■ Set problem ■
Look through the data below and count each line where the word "that" appears. Reply with the count alone.

■ Records for this task ■
----
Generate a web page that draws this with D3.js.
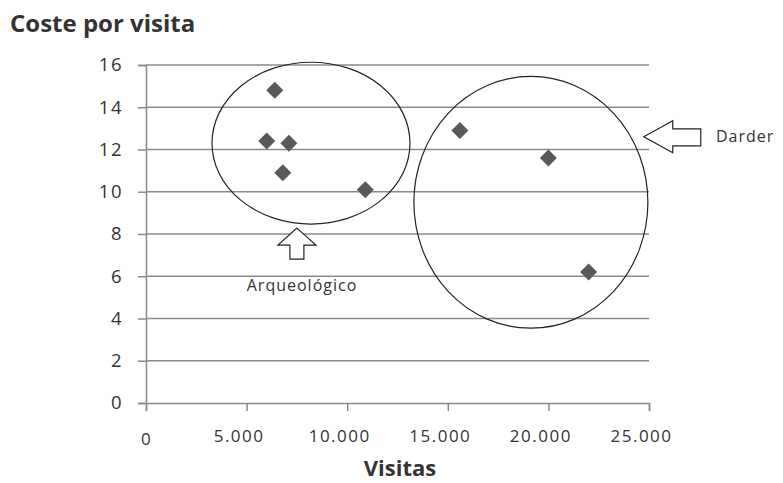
<!DOCTYPE html>
<html><head><meta charset="utf-8">
<script src="https://cdn.jsdelivr.net/npm/d3@7"></script>
<style>html,body{margin:0;padding:0;background:#fff;}svg{display:block;}</style>
</head><body>
<script>
const visitas = [6400, 6000, 7100, 6800, 10900, 15600, 20000, 22000];
const coste   = [14.8, 12.4, 12.3, 10.9, 10.1, 12.9, 11.6, 6.2];
const xTicks = [0, 5000, 10000, 15000, 20000, 25000];
const xTickLabels = ["0", "5.000", "10.000", "15.000", "20.000", "25.000"];
const yTicks = [0, 2, 4, 6, 8, 10, 12, 14, 16];
const groupNames = ["Arqueológico", "Darder"];
// annotation ellipses in data units: [cx, cy, rx, ry]
const groupEllipses = [[8200, 12.3, 4920, 3.83], [19130, 9.5, 5815, 5.96]];

const W = 783, H = 483;
const svg = d3.select("body").append("svg").attr("width", W).attr("height", H);
const x = d3.scaleLinear().domain([0, 25000]).range([146, 649]);
const y = d3.scaleLinear().domain([0, 16]).range([403, 65]);
const font = "'Open Sans', sans-serif";
const gridC = "#8a8a8a";
const txtC = "#333";

// gridlines
svg.append("g").selectAll("line").data(yTicks.filter(d => d > 0)).join("line")
  .attr("x1", x(0)).attr("x2", x(25000)).attr("y1", d => y(d)).attr("y2", d => y(d))
  .attr("stroke", gridC).attr("stroke-width", 1.5);

// y axis
const yAxis = svg.append("g").attr("transform", `translate(${x(0)},0)`)
  .call(d3.axisLeft(y).tickValues(yTicks).tickSize(8).tickPadding(15).tickFormat(d3.format("d")));
yAxis.select(".domain").attr("stroke", gridC).attr("stroke-width", 1.5);
yAxis.selectAll(".tick line").attr("stroke", gridC).attr("stroke-width", 1.5);
yAxis.selectAll("text").attr("font-family", font).attr("font-size", 18.5).attr("letter-spacing", 1.5).attr("fill", txtC);

// x axis
const xAxis = svg.append("g").attr("transform", `translate(0,${y(0)})`)
  .call(d3.axisBottom(x).tickValues(xTicks).tickSize(8).tickPadding(20).tickFormat((d, i) => xTickLabels[i]));
xAxis.select(".domain").attr("stroke", gridC).attr("stroke-width", 1.5);
xAxis.selectAll(".tick line").attr("stroke", gridC).attr("stroke-width", 1.5);
xAxis.selectAll("text").attr("font-family", font).attr("font-size", 17).attr("letter-spacing", 1.5).attr("fill", txtC)
  .attr("dx", (d, i) => i === 0 ? 0 : -8).attr("dy", (d, i) => i === 0 ? "0.85em" : "0.65em");

// points
svg.append("g").selectAll("path").data(visitas.map((v, i) => [v, coste[i]])).join("path")
  .attr("transform", d => `translate(${x(d[0])},${y(d[1])})`)
  .attr("d", "M0,-8.5L8.5,0L0,8.5L-8.5,0Z").attr("fill", "#595959");

// ellipses
svg.append("g").selectAll("ellipse").data(groupEllipses).join("ellipse")
  .attr("cx", d => x(d[0])).attr("cy", d => y(d[1]))
  .attr("rx", d => x(d[2]) - x(0)).attr("ry", d => y(0) - y(d[3]))
  .attr("fill", "none").attr("stroke", "#222").attr("stroke-width", 1.2);

// arrows
svg.append("path").attr("transform", `translate(${x(7500)},${y(8.28)})`)
  .attr("d", "M0,0L19,17L7,17L7,31L-7,31L-7,17L-19,17Z")
  .attr("fill", "#fff").attr("stroke", "#222").attr("stroke-width", 1.2);
svg.append("path").attr("transform", `translate(${x(24740)},${y(12.6)})`)
  .attr("d", "M0,0L29,-16L29,-8L57,-8L57,9L29,9L29,16Z")
  .attr("fill", "#fff").attr("stroke", "#222").attr("stroke-width", 1.2);

// annotation labels
svg.append("text").attr("x", 302).attr("y", y(6.0)).attr("dy", "0.95em")
  .attr("text-anchor", "middle").attr("font-family", font).attr("font-size", 16).attr("letter-spacing", 1).attr("fill", txtC)
  .text(groupNames[0]);
svg.append("text").attr("x", 716).attr("y", y(12.6)).attr("dy", "0.35em")
  .attr("font-family", font).attr("font-size", 16).attr("letter-spacing", 1).attr("fill", txtC).text(groupNames[1]);

// titles
svg.append("text").attr("x", 10).attr("y", 32).attr("font-family", font).attr("font-weight", "bold")
  .attr("font-size", 24).attr("fill", txtC).text("Coste por visita");
svg.append("text").attr("x", 400).attr("y", 476).attr("text-anchor", "middle").attr("font-family", font)
  .attr("font-weight", "bold").attr("font-size", 22).attr("fill", txtC).text("Visitas");
</script>
</body></html>
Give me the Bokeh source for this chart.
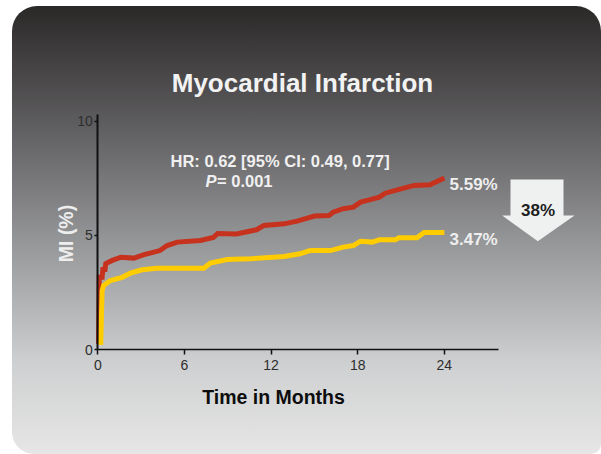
from bokeh.plotting import figure
from bokeh.models import Range1d, FixedTicker, Label, PolyAnnotation
from bokeh.embed import file_html
from bokeh.resources import INLINE
import math

# ---------------- data ----------------
title_text = "Myocardial Infarction"
x_title = "Time in Months"
y_title = "MI (%)"
hr_text = "HR: 0.62 [95% CI: 0.49, 0.77]"
p_letter = "P"
p_value = "= 0.001"
month_ticks = [0, 6, 12, 18, 24]
mi_ticks = [0, 5, 10]

# red curve (comparator)
red_months = [0.05, 0.1, 0.3, 0.35, 0.5, 0.55, 1.0, 1.6, 2.5, 3.2, 4.3, 4.8, 5.5, 7.1,
              8.0, 8.3, 9.6, 11.0, 11.5, 12.9, 13.8, 15.0, 16.0, 16.3, 17.0, 17.7,
              18.2, 18.8, 19.5, 19.9, 21.0, 21.9, 23.0, 24.0]
red_mi = [0.25, 3.16, 3.16, 3.5, 3.5, 3.76, 3.9, 4.04, 4.0, 4.15, 4.33, 4.55, 4.70, 4.77,
          4.9, 5.08, 5.06, 5.24, 5.43, 5.5, 5.62, 5.84, 5.86, 6.01, 6.16, 6.23,
          6.45, 6.55, 6.67, 6.84, 7.03, 7.18, 7.21, 7.51]
red_label = "5.59%"

# yellow curve (treatment)
yel_months = [0.2, 0.3, 0.4, 0.88, 1.69, 2.26, 3.07, 4.1, 7.34, 7.8, 8.96, 10.6, 12.9,
              14.0, 14.7, 16.1, 17.0, 17.7, 18.2, 19.0, 19.5, 20.6, 20.85, 22.1, 22.6, 24.0]
yel_mi = [0.2, 2.58, 2.8, 3.02, 3.16, 3.34, 3.49, 3.56, 3.56, 3.78, 3.94, 3.97, 4.07,
          4.19, 4.33, 4.33, 4.48, 4.55, 4.74, 4.70, 4.8, 4.8, 4.89, 4.89, 5.12, 5.12]
yel_label = "3.47%"

reduction_text = "38%"

# ---------------- layout / styling ----------------
RED = "#c6321e"
YELLOW = "#ffcc00"
FONT = "Liberation Sans"

# page-pixel calibration of the data axes
X0, XS = 97.3, 14.44     # page x of month 0, px per month
Y0, YS = 349.0, 22.85    # page y of 0 %, px per percent
def dx(px):
    return (px - X0) / XS
def dy(py):
    return (Y0 - py) / YS

CARD_L, CARD_T, CARD_W, CARD_H = 12, 6, 589, 448

p = figure(width=CARD_W, height=CARD_H,
           x_range=Range1d(dx(CARD_L), dx(CARD_L + CARD_W)),
           y_range=Range1d(dy(CARD_T + CARD_H), dy(CARD_T)),
           output_backend="svg", toolbar_location=None,
           min_border_left=0, min_border_right=0,
           min_border_top=0, min_border_bottom=0)

p.styles = {
    "margin-left": f"{CARD_L}px",
    "margin-top": f"{CARD_T}px",
    "background": "linear-gradient(180deg, #2b2828 0%, #5f5e60 27%, #9a9b9d 55%, #cfd0d1 80%, #e6e6e6 100%)",
    "border-radius": "25px 25px 10px 22px",
}
p.background_fill_alpha = 0
p.border_fill_alpha = 0
p.outline_line_color = None
p.xgrid.visible = False
p.ygrid.visible = False

# axes (placed inside the frame at 0, limited by bounds)
p.xaxis.ticker = FixedTicker(ticks=month_ticks)
p.yaxis.ticker = FixedTicker(ticks=mi_ticks)
p.xaxis.fixed_location = 0
p.yaxis.fixed_location = 0
p.xaxis.bounds = (0, dx(498.3))
p.yaxis.bounds = (0, dy(114))
for ax in (p.xaxis, p.yaxis):
    ax.minor_tick_line_color = None
    ax.major_tick_in = 0
    ax.major_label_text_font = FONT
    ax.major_label_text_font_size = "14px"
    ax.major_label_text_color = "#2e2e2e"
    ax.axis_line_color = "#111111"
    ax.major_tick_line_color = "#111111"
p.xaxis.axis_line_width = 1.5
p.xaxis.major_tick_line_width = 1.5
p.xaxis.major_tick_out = 5
p.xaxis.major_label_standoff = 5
p.yaxis.axis_line_width = 2
p.yaxis.major_tick_line_width = 1.5
p.yaxis.major_tick_out = 3
p.yaxis.major_label_standoff = 2

# curves
p.line(red_months, red_mi, line_color=RED, line_width=5, line_join="miter")
p.line(yel_months, yel_mi, line_color=YELLOW, line_width=5, line_join="miter")

def add_label(text, px, py, size, color, style="bold", align="left", baseline="alphabetic", angle=0):
    p.add_layout(Label(x=dx(px), y=dy(py), text=text, text_font=FONT,
                       text_font_size=size, text_font_style=style, text_color=color,
                       text_align=align, text_baseline=baseline, angle=angle))

add_label(title_text, 302, 82.5, "26px", "#f2f2f2", align="center")
add_label(hr_text, 170, 160, "16.5px", "#f0f0f0")
add_label(p_letter, 205, 180.7, "16.5px", "#f0f0f0", style="bold italic")
add_label(p_value, 216.5, 180.7, "16.5px", "#f0f0f0")
add_label(red_label, 449, 184, "17px", "#eeeeee")
add_label(yel_label, 449, 238.7, "17px", "#eeeeee")
add_label(x_title, 273, 396.7, "19.5px", "#0d0d0d", align="center")
add_label(y_title, 65, 233, "19.5px", "#eeeeee", align="center", baseline="middle", angle=math.pi / 2)

# reduction arrow
arrow_px = [510, 563, 563, 574, 537.3, 501.7, 510]
arrow_py = [179, 179, 215, 215, 240.7, 215, 215]
p.add_layout(PolyAnnotation(xs=[dx(v) for v in arrow_px], ys=[dy(v) for v in arrow_py],
                            fill_color="#eff0f0", fill_alpha=1, line_color=None))
add_label(reduction_text, 537.5, 210, "17px", "#1e1e1e", align="center")

open("out.html", "w").write(file_html(p, INLINE))
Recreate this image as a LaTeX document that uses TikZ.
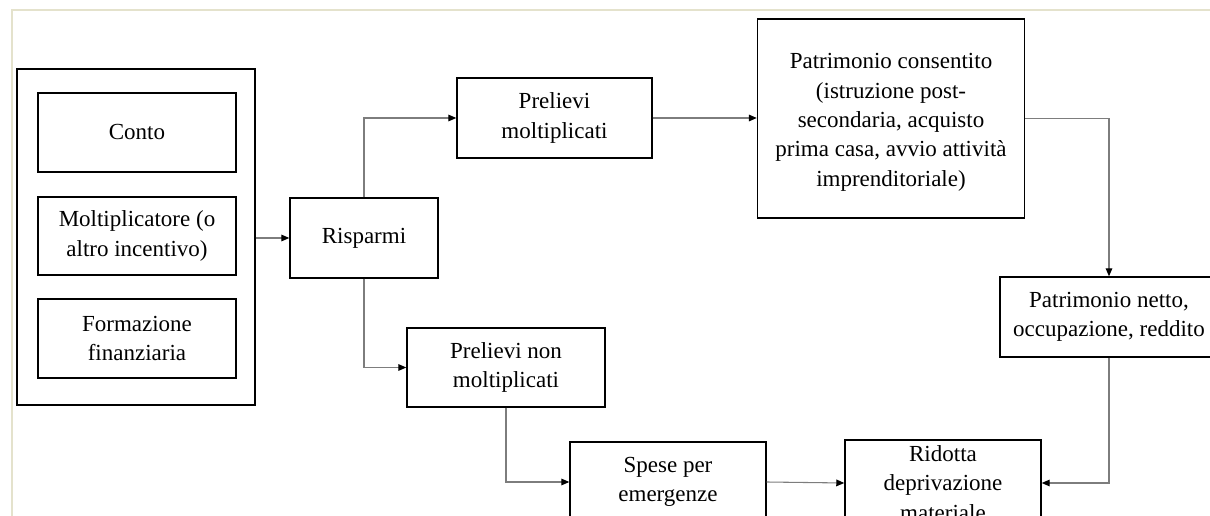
----
■ Exercise response ■
2